One of our clients had a member of staff who went on maternity in 2019 she opted to take the full maternity leave allowances. In January 2020 she decided to take her new child to meet relatives in China. The city that they lived in was Wuhan and it should come as no surprise that that’s just when the difficulties started.

They were immediately locked down in China and couldn’t return to the UK in order to restart her employment. We worked with their employer to set up taking holidays that she had accrued during a maternity leave and then put her on furlough during her period in China. She is finally returned to the UK in September and is now undergoing training where she will be able to return to work fully for our client.

The complications created by rules relating to maternity, furlough and business changes made this one of the most difficult maternity leave cases we’ve ever dealt with.

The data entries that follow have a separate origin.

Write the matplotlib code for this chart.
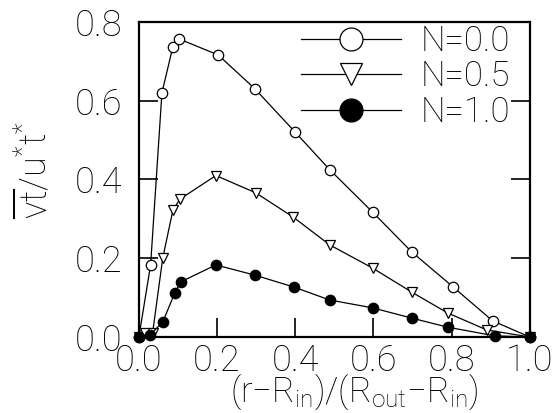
"""Profile of vt/u*t* across the annular gap for three N values."""

import matplotlib

matplotlib.use("Agg")
import matplotlib.pyplot as plt
from matplotlib import font_manager as fm


def light_family(base: str = "Roboto") -> str:
    """Register the light face of `base` under its own name so every lookup hits the same file."""
    path = fm.findfont(fm.FontProperties(family=base, weight="light"), fallback_to_default=False)
    for entry in fm.fontManager.ttflist:
        name = entry.name.lower()
        if base.lower() in name and "light" in name and "italic" not in name:
            path = entry.fname
            break
    fm.fontManager.ttflist.append(
        fm.FontEntry(fname=path, name=base + "LightOnly", style="normal",
                     variant="normal", weight=400, stretch="normal", size="scalable")
    )
    return base + "LightOnly"


FONT = light_family()
plt.rcParams["font.family"] = [FONT, "DejaVu Sans"]
plt.rcParams["mathtext.fontset"] = "custom"
plt.rcParams["mathtext.rm"] = FONT
plt.rcParams["mathtext.it"] = FONT

# N = 0.0 (open circles)
x_n00 = [0.0, 0.03, 0.059, 0.087, 0.102, 0.203, 0.297, 0.399, 0.488, 0.598, 0.698, 0.804, 0.905, 1.0]
y_n00 = [0.0, 0.183, 0.62, 0.737, 0.757, 0.716, 0.630, 0.521, 0.425, 0.317, 0.216, 0.127, 0.041, 0.0]

# N = 0.5 (open down triangles)
x_n05 = [0.0, 0.015, 0.035, 0.061, 0.087, 0.105, 0.197, 0.299, 0.394, 0.488, 0.598, 0.698, 0.79, 0.89, 1.0]
y_n05 = [0.0, 0.01, 0.01, 0.2, 0.322, 0.35, 0.41, 0.366, 0.305, 0.234, 0.175, 0.114, 0.061, 0.018, 0.0]

# N = 1.0 (filled circles)
x_n10 = [0.0, 0.028, 0.061, 0.092, 0.107, 0.197, 0.297, 0.396, 0.488, 0.598, 0.698, 0.79, 0.91, 1.0]
y_n10 = [0.0, 0.005, 0.038, 0.112, 0.14, 0.183, 0.157, 0.127, 0.094, 0.074, 0.048, 0.025, 0.003, 0.0]

x_ticks = [0.0, 0.2, 0.4, 0.6, 0.8, 1.0]
y_ticks = [0.0, 0.2, 0.4, 0.6, 0.8]

fig = plt.figure(figsize=(5.6, 4.13), dpi=100)
ax = fig.add_axes([0.248, 0.184, 0.698, 0.763])

common = dict(color="black", linewidth=0.9, markersize=7.5, markeredgewidth=0.9, clip_on=False)
ax.plot(x_n00, y_n00, marker="o", markerfacecolor="white", label="N=0.0", **common)
ax.plot(x_n05, y_n05, marker="v", markerfacecolor="white", label="N=0.5", **common)
ax.plot(x_n10, y_n10, marker="o", markerfacecolor="black", label="N=1.0", **common)

ax.set_xlim(0.0, 1.0)
ax.set_ylim(0.0, 0.8)
ax.set_xticks(x_ticks)
ax.set_yticks(y_ticks)
ax.set_xticklabels([f"{v:.1f}" for v in x_ticks])
ax.set_yticklabels([f"{v:.1f}" for v in y_ticks])
ax.tick_params(direction="in", length=14, width=1.2, labelsize=26,
               right=True, top=False)
ax.tick_params(axis="x", pad=4)
ax.tick_params(axis="y", pad=12)
for spine in ax.spines.values():
    spine.set_linewidth(1.6)

ax.set_xlabel(r"(r$-$R$_{\mathrm{in}}$)/(R$_{\mathrm{out}}$$-$R$_{\mathrm{in}}$)", fontsize=25)
ax.xaxis.set_label_coords(0.55, -0.115)
ax.xaxis.label.set_va("top")
ax.set_ylabel(r"$\overline{\mathrm{vt}}/\mathrm{u}^{*}\mathrm{t}^{*}$", fontsize=26)
ax.yaxis.set_label_coords(-0.215, 0.53)

ax.legend(loc="upper right", frameon=False, fontsize=25, markerscale=2.2,
          handlelength=2.9, handletextpad=0.55, labelspacing=0.05,
          borderaxespad=0.0, bbox_to_anchor=(0.985, 1.035))

fig.savefig("out.png", dpi=100)
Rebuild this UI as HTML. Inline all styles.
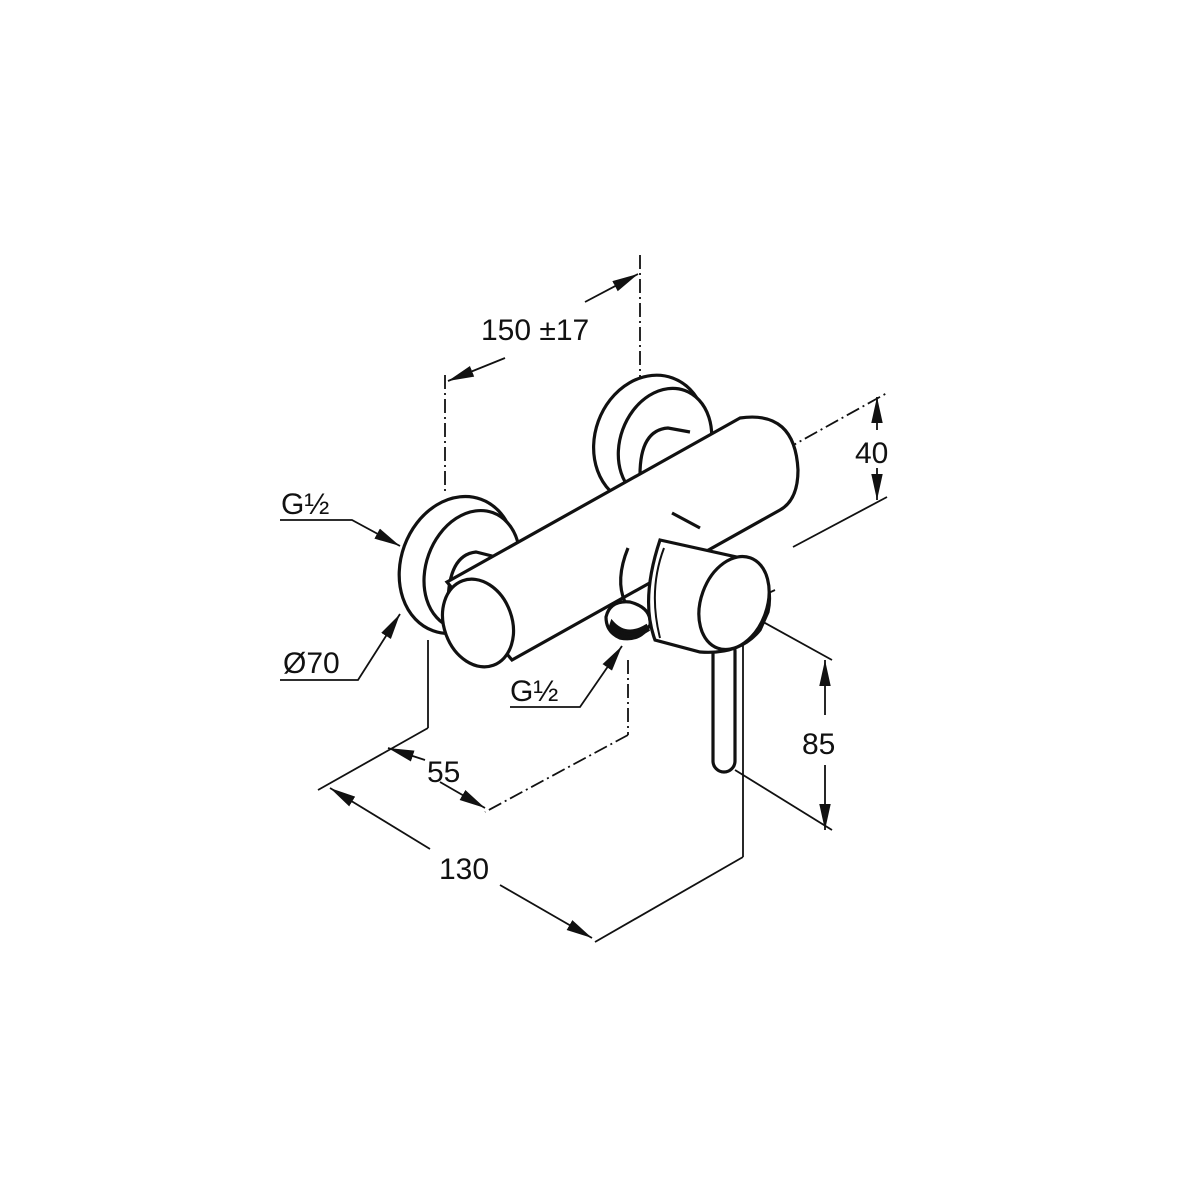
<!DOCTYPE html>
<html><head><meta charset="utf-8"><style>
html,body{margin:0;padding:0;background:#fff}
svg{display:block}
text{font-family:"Liberation Sans",sans-serif;fill:#111}
</style></head><body>
<svg width="1200" height="1200" viewBox="0 0 1200 1200">
<defs>
<marker id="a" viewBox="0 0 10 10" refX="10" refY="5" markerWidth="26" markerHeight="26" orient="auto-start-reverse" markerUnits="userSpaceOnUse"><path d="M0,2.8 L10,5 L0,7.2z" fill="#111"/></marker>
</defs>
<g fill="none" stroke="#111" stroke-width="1.8">
<g stroke-dasharray="14,4,2,4">
<line x1="445" y1="375" x2="445" y2="495"/>
<line x1="640" y1="255" x2="640" y2="382"/>
<line x1="700" y1="497" x2="887" y2="393"/>
<line x1="628" y1="660" x2="628" y2="735"/>
<line x1="628" y1="735" x2="485" y2="812"/>
<line x1="658" y1="566" x2="760" y2="625"/>
<line x1="700" y1="625" x2="775" y2="590"/>
</g>
<line x1="793" y1="547" x2="887" y2="497"/>
<line x1="756" y1="618" x2="832" y2="660"/>
<line x1="735" y1="770" x2="832" y2="830"/>
<line x1="428" y1="640" x2="428" y2="728"/>
<line x1="428" y1="728" x2="318" y2="790"/>
<line x1="743" y1="600" x2="743" y2="857"/>
<line x1="743" y1="857" x2="595" y2="942"/>
<line x1="505" y1="358" x2="448" y2="381" marker-end="url(#a)"/>
<line x1="585" y1="302" x2="638" y2="274" marker-end="url(#a)"/>
<line x1="877" y1="430" x2="877" y2="397" marker-end="url(#a)"/>
<line x1="877" y1="468" x2="877" y2="500" marker-end="url(#a)"/>
<line x1="825" y1="715" x2="825" y2="660" marker-end="url(#a)"/>
<line x1="825" y1="765" x2="825" y2="830" marker-end="url(#a)"/>
<line x1="425" y1="760" x2="388" y2="748" marker-end="url(#a)"/>
<line x1="440" y1="782" x2="485" y2="808" marker-end="url(#a)"/>
<line x1="430" y1="849" x2="330" y2="788" marker-end="url(#a)"/>
<line x1="500" y1="885" x2="592" y2="938" marker-end="url(#a)"/>
<polyline points="280,520 352,520 400,546" marker-end="url(#a)"/>
<polyline points="280,680 358,680 400,614" marker-end="url(#a)"/>
<polyline points="510,707 580,707 622,646" marker-end="url(#a)"/>
</g>
<g fill="#fff" stroke="#111" stroke-width="3.2">
<ellipse cx="650" cy="440" rx="55" ry="66" transform="rotate(20 650 440)"/>
<ellipse cx="665" cy="445" rx="45" ry="58" transform="rotate(20 665 445)"/>
<path d="M640,475 Q640,430 668,428 L690,432" />
<ellipse cx="457" cy="565" rx="56" ry="70" transform="rotate(20 457 565)"/>
<ellipse cx="472" cy="570" rx="46" ry="61" transform="rotate(20 472 570)"/>
<path d="M448,605 Q448,555 476,552 L500,558"/>
<path d="M447,582 L740,418 Q795,410 798,470 Q798,500 780,510 L512,660 Z"/>
<ellipse cx="478" cy="623" rx="34" ry="45" transform="rotate(-20 478 623)"/>
<path d="M606,617 Q610,600 630,602 Q652,608 650,625 Q640,642 620,638 Q606,632 606,617Z"/>
<path d="M610,628 Q625,645 648,630 L646,626 Q626,638 612,622Z" fill="#111"/>
<path d="M628,548 Q615,580 625,602" fill="none"/>
<rect x="713" y="640" width="22" height="132" rx="11"/>
<path d="M660,540 L750,560 Q775,580 768,612 L760,630 Q740,655 700,652 L655,640 Q640,600 660,540Z"/>
<path d="M664,548 Q648,590 660,638" fill="none" stroke-width="2"/>
<ellipse cx="734" cy="603" rx="33" ry="48" transform="rotate(20 734 603)"/>
<line x1="672" y1="513" x2="700" y2="528"/>
</g>
<g font-size="30">
<text x="481" y="340">150 ±17</text>
<text x="855" y="463">40</text>
<text x="802" y="754">85</text>
<text x="427" y="782">55</text>
<text x="439" y="879">130</text>
<text x="281" y="514">G½</text>
<text x="283" y="673">Ø70</text>
<text x="510" y="701">G½</text>
</g>
</svg>
</body></html>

Sometimes challenges come all at once. We helped a company that was having to completely re-tool, as the products they were making were no longer in demand because the cost of production outstripped what people were prepared to pay for it. They had a good business plan for a new product but needed a different skills and different numbers of staff in order to produce it profitably. They entered a full redundancy exercise with our support, with all the employees and looked at which employees could be retained through training and re-skilling. At the same time, for what was a relatively small fee, we retained the services of financial advisor and an outplacement specialist so that those staff who were being made redundant were able to a utilise their redundancy pay responsibly and stand a better chance of getting another job.

These are difficult times, and nobody is underestimating how hard it will be for people who have been made redundant but if, you offer some assistance to your employees and you are honest with them from the outset you are far more likely to reach solution where the business can survive, and the employees can move on. The key to any situation like this is to move from a position where you are regretting about what happened in the past to a position where you’re working towards what will happen in the future.

In this case out of the 250 employees that would have lost their jobs if the business had closed 180 were retained in new jobs.

Our client had previously sought advice from a large HR consultancy and advised that they could dismiss the employee only to be later told that they would not be covered for legal costs if a claim was made to an employment tribunal because of some minor procedural error.

Our assessment of the case was that the cost of representation would probably be twice what the employee could win at an employment tribunal. The employee had appealed the case and came to the meeting with his father who was a solicitor.

We conducted the hearing on behalf of this new client and persuaded him (and his father) that a modest settlement fee was both the cheapest option and the one that came to the most rapid solution.

HR services that insure you for legal expensive area always prone to give advice that protects the insurance scheme, not your business.